**Your goal:**
Return each line of the data below exactly, omitting any pictures.

**Data section:**
+ + +
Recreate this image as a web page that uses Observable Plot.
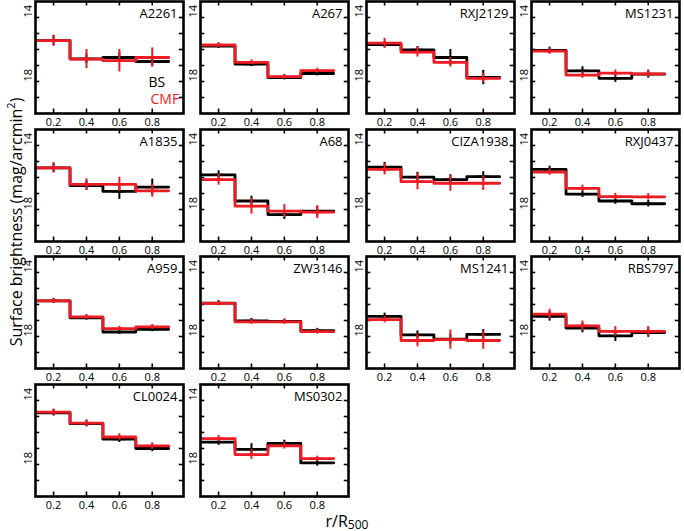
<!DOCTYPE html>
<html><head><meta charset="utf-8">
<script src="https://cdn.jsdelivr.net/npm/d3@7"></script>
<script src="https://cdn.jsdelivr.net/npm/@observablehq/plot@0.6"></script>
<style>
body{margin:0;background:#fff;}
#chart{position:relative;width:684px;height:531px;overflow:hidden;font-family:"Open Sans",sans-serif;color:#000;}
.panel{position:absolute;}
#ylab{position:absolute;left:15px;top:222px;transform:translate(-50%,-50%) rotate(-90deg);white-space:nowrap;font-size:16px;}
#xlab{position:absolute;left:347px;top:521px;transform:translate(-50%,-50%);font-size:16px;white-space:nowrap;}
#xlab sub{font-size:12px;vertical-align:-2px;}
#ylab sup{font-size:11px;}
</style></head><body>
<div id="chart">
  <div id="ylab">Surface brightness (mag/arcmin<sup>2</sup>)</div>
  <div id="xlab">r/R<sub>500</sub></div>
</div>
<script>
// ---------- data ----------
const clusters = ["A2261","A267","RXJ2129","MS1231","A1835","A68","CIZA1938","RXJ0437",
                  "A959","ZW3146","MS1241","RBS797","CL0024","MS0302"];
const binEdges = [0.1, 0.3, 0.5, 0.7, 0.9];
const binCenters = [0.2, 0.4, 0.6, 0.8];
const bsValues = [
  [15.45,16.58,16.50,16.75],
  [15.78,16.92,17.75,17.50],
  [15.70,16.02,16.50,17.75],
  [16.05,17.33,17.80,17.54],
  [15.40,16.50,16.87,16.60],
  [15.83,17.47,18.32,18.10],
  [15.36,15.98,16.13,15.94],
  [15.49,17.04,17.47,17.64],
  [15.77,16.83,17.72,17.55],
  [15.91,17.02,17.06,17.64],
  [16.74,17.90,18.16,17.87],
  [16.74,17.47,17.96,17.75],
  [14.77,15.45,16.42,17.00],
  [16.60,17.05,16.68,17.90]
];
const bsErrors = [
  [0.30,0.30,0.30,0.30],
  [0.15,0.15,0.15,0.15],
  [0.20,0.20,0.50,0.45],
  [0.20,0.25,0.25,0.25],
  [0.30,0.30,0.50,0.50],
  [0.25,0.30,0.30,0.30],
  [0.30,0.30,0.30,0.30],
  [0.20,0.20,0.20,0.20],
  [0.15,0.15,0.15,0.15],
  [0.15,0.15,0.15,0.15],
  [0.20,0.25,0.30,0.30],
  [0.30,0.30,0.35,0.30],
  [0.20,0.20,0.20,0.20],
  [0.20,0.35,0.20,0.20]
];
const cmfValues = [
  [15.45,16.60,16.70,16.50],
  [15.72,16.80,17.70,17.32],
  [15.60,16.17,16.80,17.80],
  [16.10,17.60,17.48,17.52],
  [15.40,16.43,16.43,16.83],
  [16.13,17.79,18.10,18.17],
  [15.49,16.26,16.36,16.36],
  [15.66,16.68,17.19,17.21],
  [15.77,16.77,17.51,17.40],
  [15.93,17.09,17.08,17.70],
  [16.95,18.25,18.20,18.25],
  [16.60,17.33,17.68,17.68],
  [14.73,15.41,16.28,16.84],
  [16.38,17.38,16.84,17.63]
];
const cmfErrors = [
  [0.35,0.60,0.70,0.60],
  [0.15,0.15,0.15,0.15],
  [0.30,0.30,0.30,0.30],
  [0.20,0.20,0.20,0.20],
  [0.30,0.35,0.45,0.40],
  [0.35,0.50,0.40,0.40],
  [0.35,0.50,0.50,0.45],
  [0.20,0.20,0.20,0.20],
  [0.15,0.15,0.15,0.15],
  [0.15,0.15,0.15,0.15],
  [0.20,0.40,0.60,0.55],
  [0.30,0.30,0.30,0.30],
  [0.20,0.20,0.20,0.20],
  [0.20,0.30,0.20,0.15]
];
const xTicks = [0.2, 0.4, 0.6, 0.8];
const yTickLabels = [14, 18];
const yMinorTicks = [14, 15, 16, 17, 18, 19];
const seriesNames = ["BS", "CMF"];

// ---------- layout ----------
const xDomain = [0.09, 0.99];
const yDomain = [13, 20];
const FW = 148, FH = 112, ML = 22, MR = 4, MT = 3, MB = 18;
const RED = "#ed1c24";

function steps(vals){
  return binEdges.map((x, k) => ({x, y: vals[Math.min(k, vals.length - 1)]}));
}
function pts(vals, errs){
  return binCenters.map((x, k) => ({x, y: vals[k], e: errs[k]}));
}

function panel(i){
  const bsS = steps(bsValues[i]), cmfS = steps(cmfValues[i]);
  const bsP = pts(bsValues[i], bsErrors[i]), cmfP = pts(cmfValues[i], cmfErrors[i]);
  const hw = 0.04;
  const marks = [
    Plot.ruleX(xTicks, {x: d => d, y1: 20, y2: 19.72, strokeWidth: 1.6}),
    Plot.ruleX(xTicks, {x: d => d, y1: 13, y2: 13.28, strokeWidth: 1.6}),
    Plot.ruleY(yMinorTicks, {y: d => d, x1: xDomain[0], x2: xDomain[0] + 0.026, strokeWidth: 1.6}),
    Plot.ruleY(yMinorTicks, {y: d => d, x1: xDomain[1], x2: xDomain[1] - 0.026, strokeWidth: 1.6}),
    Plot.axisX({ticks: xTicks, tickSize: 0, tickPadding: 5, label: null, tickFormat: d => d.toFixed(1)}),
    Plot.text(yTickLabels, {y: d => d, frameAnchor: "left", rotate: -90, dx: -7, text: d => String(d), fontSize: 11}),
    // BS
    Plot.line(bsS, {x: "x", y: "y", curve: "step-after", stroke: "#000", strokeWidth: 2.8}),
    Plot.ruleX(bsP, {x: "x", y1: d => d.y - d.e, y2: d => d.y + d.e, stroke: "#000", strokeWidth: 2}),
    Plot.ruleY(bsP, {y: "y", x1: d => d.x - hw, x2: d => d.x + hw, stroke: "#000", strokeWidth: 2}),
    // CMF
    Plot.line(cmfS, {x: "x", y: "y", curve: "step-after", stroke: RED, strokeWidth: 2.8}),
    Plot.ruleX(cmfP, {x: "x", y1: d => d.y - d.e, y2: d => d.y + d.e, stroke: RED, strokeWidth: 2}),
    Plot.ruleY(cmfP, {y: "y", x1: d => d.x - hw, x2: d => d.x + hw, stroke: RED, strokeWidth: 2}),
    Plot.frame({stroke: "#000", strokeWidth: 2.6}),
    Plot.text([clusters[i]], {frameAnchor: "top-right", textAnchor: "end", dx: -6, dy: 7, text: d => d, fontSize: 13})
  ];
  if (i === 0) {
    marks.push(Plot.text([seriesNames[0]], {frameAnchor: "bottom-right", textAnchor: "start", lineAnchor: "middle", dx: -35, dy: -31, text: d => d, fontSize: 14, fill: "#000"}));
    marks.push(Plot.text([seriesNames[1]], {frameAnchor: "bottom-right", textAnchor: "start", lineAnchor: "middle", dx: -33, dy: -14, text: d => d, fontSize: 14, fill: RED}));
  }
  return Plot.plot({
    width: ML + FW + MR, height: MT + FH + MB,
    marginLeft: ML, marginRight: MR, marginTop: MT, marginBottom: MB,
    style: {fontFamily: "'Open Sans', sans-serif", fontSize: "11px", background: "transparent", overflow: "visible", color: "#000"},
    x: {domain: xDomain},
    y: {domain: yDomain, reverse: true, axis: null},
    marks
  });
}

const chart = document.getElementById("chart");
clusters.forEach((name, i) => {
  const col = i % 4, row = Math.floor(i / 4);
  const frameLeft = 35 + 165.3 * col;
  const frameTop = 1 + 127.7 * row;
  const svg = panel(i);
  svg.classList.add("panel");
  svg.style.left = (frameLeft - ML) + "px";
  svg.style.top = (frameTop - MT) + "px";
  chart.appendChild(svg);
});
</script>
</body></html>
+ + +
**Result:**
Recreate this image as a web page that uses Observable Plot.
<!DOCTYPE html>
<html><head><meta charset="utf-8">
<script src="https://cdn.jsdelivr.net/npm/d3@7"></script>
<script src="https://cdn.jsdelivr.net/npm/@observablehq/plot@0.6"></script>
<style>
body{margin:0;background:#fff;}
#chart{position:relative;width:684px;height:531px;overflow:hidden;font-family:"Open Sans",sans-serif;color:#000;}
.panel{position:absolute;}
#ylab{position:absolute;left:15px;top:222px;transform:translate(-50%,-50%) rotate(-90deg);white-space:nowrap;font-size:16px;}
#xlab{position:absolute;left:347px;top:521px;transform:translate(-50%,-50%);font-size:16px;white-space:nowrap;}
#xlab sub{font-size:12px;vertical-align:-2px;}
#ylab sup{font-size:11px;}
</style></head><body>
<div id="chart">
  <div id="ylab">Surface brightness (mag/arcmin<sup>2</sup>)</div>
  <div id="xlab">r/R<sub>500</sub></div>
</div>
<script>
// ---------- data ----------
const clusters = ["A2261","A267","RXJ2129","MS1231","A1835","A68","CIZA1938","RXJ0437",
                  "A959","ZW3146","MS1241","RBS797","CL0024","MS0302"];
const binEdges = [0.1, 0.3, 0.5, 0.7, 0.9];
const binCenters = [0.2, 0.4, 0.6, 0.8];
const bsValues = [
  [15.45,16.58,16.50,16.75],
  [15.78,16.92,17.75,17.50],
  [15.70,16.02,16.50,17.75],
  [16.05,17.33,17.80,17.54],
  [15.40,16.50,16.87,16.60],
  [15.83,17.47,18.32,18.10],
  [15.36,15.98,16.13,15.94],
  [15.49,17.04,17.47,17.64],
  [15.77,16.83,17.72,17.55],
  [15.91,17.02,17.06,17.64],
  [16.74,17.90,18.16,17.87],
  [16.74,17.47,17.96,17.75],
  [14.77,15.45,16.42,17.00],
  [16.60,17.05,16.68,17.90]
];
const bsErrors = [
  [0.30,0.30,0.30,0.30],
  [0.15,0.15,0.15,0.15],
  [0.20,0.20,0.50,0.45],
  [0.20,0.25,0.25,0.25],
  [0.30,0.30,0.50,0.50],
  [0.25,0.30,0.30,0.30],
  [0.30,0.30,0.30,0.30],
  [0.20,0.20,0.20,0.20],
  [0.15,0.15,0.15,0.15],
  [0.15,0.15,0.15,0.15],
  [0.20,0.25,0.30,0.30],
  [0.30,0.30,0.35,0.30],
  [0.20,0.20,0.20,0.20],
  [0.20,0.35,0.20,0.20]
];
const cmfValues = [
  [15.45,16.60,16.70,16.50],
  [15.72,16.80,17.70,17.32],
  [15.60,16.17,16.80,17.80],
  [16.10,17.60,17.48,17.52],
  [15.40,16.43,16.43,16.83],
  [16.13,17.79,18.10,18.17],
  [15.49,16.26,16.36,16.36],
  [15.66,16.68,17.19,17.21],
  [15.77,16.77,17.51,17.40],
  [15.93,17.09,17.08,17.70],
  [16.95,18.25,18.20,18.25],
  [16.60,17.33,17.68,17.68],
  [14.73,15.41,16.28,16.84],
  [16.38,17.38,16.84,17.63]
];
const cmfErrors = [
  [0.35,0.60,0.70,0.60],
  [0.15,0.15,0.15,0.15],
  [0.30,0.30,0.30,0.30],
  [0.20,0.20,0.20,0.20],
  [0.30,0.35,0.45,0.40],
  [0.35,0.50,0.40,0.40],
  [0.35,0.50,0.50,0.45],
  [0.20,0.20,0.20,0.20],
  [0.15,0.15,0.15,0.15],
  [0.15,0.15,0.15,0.15],
  [0.20,0.40,0.60,0.55],
  [0.30,0.30,0.30,0.30],
  [0.20,0.20,0.20,0.20],
  [0.20,0.30,0.20,0.15]
];
const xTicks = [0.2, 0.4, 0.6, 0.8];
const yTickLabels = [14, 18];
const yMinorTicks = [14, 15, 16, 17, 18, 19];
const seriesNames = ["BS", "CMF"];

// ---------- layout ----------
const xDomain = [0.09, 0.99];
const yDomain = [13, 20];
const FW = 148, FH = 112, ML = 22, MR = 4, MT = 3, MB = 18;
const RED = "#ed1c24";

function steps(vals){
  return binEdges.map((x, k) => ({x, y: vals[Math.min(k, vals.length - 1)]}));
}
function pts(vals, errs){
  return binCenters.map((x, k) => ({x, y: vals[k], e: errs[k]}));
}

function panel(i){
  const bsS = steps(bsValues[i]), cmfS = steps(cmfValues[i]);
  const bsP = pts(bsValues[i], bsErrors[i]), cmfP = pts(cmfValues[i], cmfErrors[i]);
  const hw = 0.04;
  const marks = [
    Plot.ruleX(xTicks, {x: d => d, y1: 20, y2: 19.72, strokeWidth: 1.6}),
    Plot.ruleX(xTicks, {x: d => d, y1: 13, y2: 13.28, strokeWidth: 1.6}),
    Plot.ruleY(yMinorTicks, {y: d => d, x1: xDomain[0], x2: xDomain[0] + 0.026, strokeWidth: 1.6}),
    Plot.ruleY(yMinorTicks, {y: d => d, x1: xDomain[1], x2: xDomain[1] - 0.026, strokeWidth: 1.6}),
    Plot.axisX({ticks: xTicks, tickSize: 0, tickPadding: 5, label: null, tickFormat: d => d.toFixed(1)}),
    Plot.text(yTickLabels, {y: d => d, frameAnchor: "left", rotate: -90, dx: -7, text: d => String(d), fontSize: 11}),
    // BS
    Plot.line(bsS, {x: "x", y: "y", curve: "step-after", stroke: "#000", strokeWidth: 2.8}),
    Plot.ruleX(bsP, {x: "x", y1: d => d.y - d.e, y2: d => d.y + d.e, stroke: "#000", strokeWidth: 2}),
    Plot.ruleY(bsP, {y: "y", x1: d => d.x - hw, x2: d => d.x + hw, stroke: "#000", strokeWidth: 2}),
    // CMF
    Plot.line(cmfS, {x: "x", y: "y", curve: "step-after", stroke: RED, strokeWidth: 2.8}),
    Plot.ruleX(cmfP, {x: "x", y1: d => d.y - d.e, y2: d => d.y + d.e, stroke: RED, strokeWidth: 2}),
    Plot.ruleY(cmfP, {y: "y", x1: d => d.x - hw, x2: d => d.x + hw, stroke: RED, strokeWidth: 2}),
    Plot.frame({stroke: "#000", strokeWidth: 2.6}),
    Plot.text([clusters[i]], {frameAnchor: "top-right", textAnchor: "end", dx: -6, dy: 7, text: d => d, fontSize: 13})
  ];
  if (i === 0) {
    marks.push(Plot.text([seriesNames[0]], {frameAnchor: "bottom-right", textAnchor: "start", lineAnchor: "middle", dx: -35, dy: -31, text: d => d, fontSize: 14, fill: "#000"}));
    marks.push(Plot.text([seriesNames[1]], {frameAnchor: "bottom-right", textAnchor: "start", lineAnchor: "middle", dx: -33, dy: -14, text: d => d, fontSize: 14, fill: RED}));
  }
  return Plot.plot({
    width: ML + FW + MR, height: MT + FH + MB,
    marginLeft: ML, marginRight: MR, marginTop: MT, marginBottom: MB,
    style: {fontFamily: "'Open Sans', sans-serif", fontSize: "11px", background: "transparent", overflow: "visible", color: "#000"},
    x: {domain: xDomain},
    y: {domain: yDomain, reverse: true, axis: null},
    marks
  });
}

const chart = document.getElementById("chart");
clusters.forEach((name, i) => {
  const col = i % 4, row = Math.floor(i / 4);
  const frameLeft = 35 + 165.3 * col;
  const frameTop = 1 + 127.7 * row;
  const svg = panel(i);
  svg.classList.add("panel");
  svg.style.left = (frameLeft - ML) + "px";
  svg.style.top = (frameTop - MT) + "px";
  chart.appendChild(svg);
});
</script>
</body></html>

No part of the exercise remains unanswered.